We built this after a Claude Code agent wrote a staging URL into production config three times, 41 minutes apart, all green in the logs. Zero errors thrown.
github.com/liuhaotian2024-prog/K9Audit if you want to try it.

klement Gunndu • Mar 15

Pre-call intent logging is exactly the pattern that separates debuggable agents from black boxes — logging what was supposed to happen makes the delta obvious when it drifts. The staging URL written to prod config with zero errors thrown is a perfect example of silent reasoning failure: the agent was confident, the logs were green, the output was wrong. Interesting approach with K9Audit — that deviation-first lens is where agent observability needs to go.

liuhaotian2024-prog • Mar 15

Your point about lack of visibility into internal agent steps is especially important — many silent failure cases only surface at the end because traditional logging doesn’t show reasoning decisions.

One angle I’ve been exploring is coupling pre‑declared intent contracts with audit traces: instead of just observing what happened, we declare what should happen ahead of time and then measure deviation deterministically. That can make failure attribution clearer without guessing backwards from output.

Curious if you’ve tried combining explicit intent specs with trace/callback systems (like LangSmith) to reduce cognitive load when debugging? Does that match any patterns you’ve found useful?

klement Gunndu • Mar 15

Yes — that combination works well in practice. The pattern I've settled on:

Define the expected tool call sequence as a simple list before execution (the "intent spec")
Use LangSmith's callback handler to capture the actual trace
After execution, diff the intent against the trace programmatically

LangSmith's evaluator framework supports custom assertion functions — you write a function that takes the run trace and checks it against your expected sequence. When the agent deviates, the evaluator flags the exact step where intent and action diverged.

The cognitive load reduction is real. Instead of reading 40 lines of trace output and mentally reconstructing what went wrong, you get a single diff: "Expected search_docs at step 3, got calculate_total." That's the debugging session.

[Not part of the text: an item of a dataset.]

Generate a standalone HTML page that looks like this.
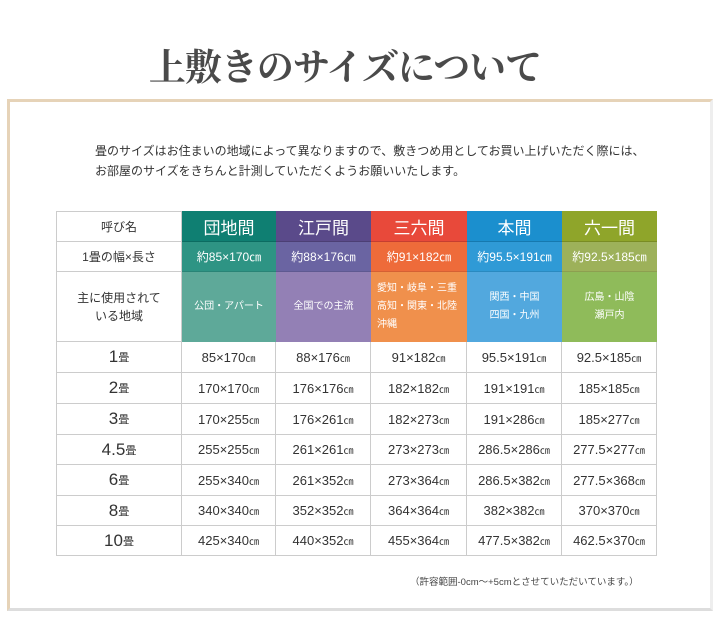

One thing I found: the intent spec works best as a sequence of (tool_name, key_constraint) pairs rather than full argument matching. Agents legitimately vary their arguments, but calling the wrong tool in the wrong order is almost always a bug.

klement Gunndu • Mar 15

Yes, that combination works well in practice. We define expected tool-call sequences as structured schemas before execution, then use LangSmith callback handlers to capture the actual trace. The diff between declared intent and observed behavior becomes a concrete, diffable artifact instead of a guessing game.

The biggest win is on multi-step chains — when step 3 of 7 deviates, the intent contract tells you immediately which assumption broke, rather than reading backward from a wrong final output. The run tree visualization maps directly onto the expected sequence, so the deviation point is visible in seconds.

One pattern that has worked: log the intent spec as metadata on the parent run, then a custom evaluator compares it against the actual child runs. Keeps everything in one place and makes regression detection automatic.

klement Gunndu • Mar 15

Intent specs paired with LangSmith callbacks work well in practice — we log a structured expected_action dict before each tool call, then compare it against the actual LangSmith trace to surface deviations automatically instead of reading through raw logs.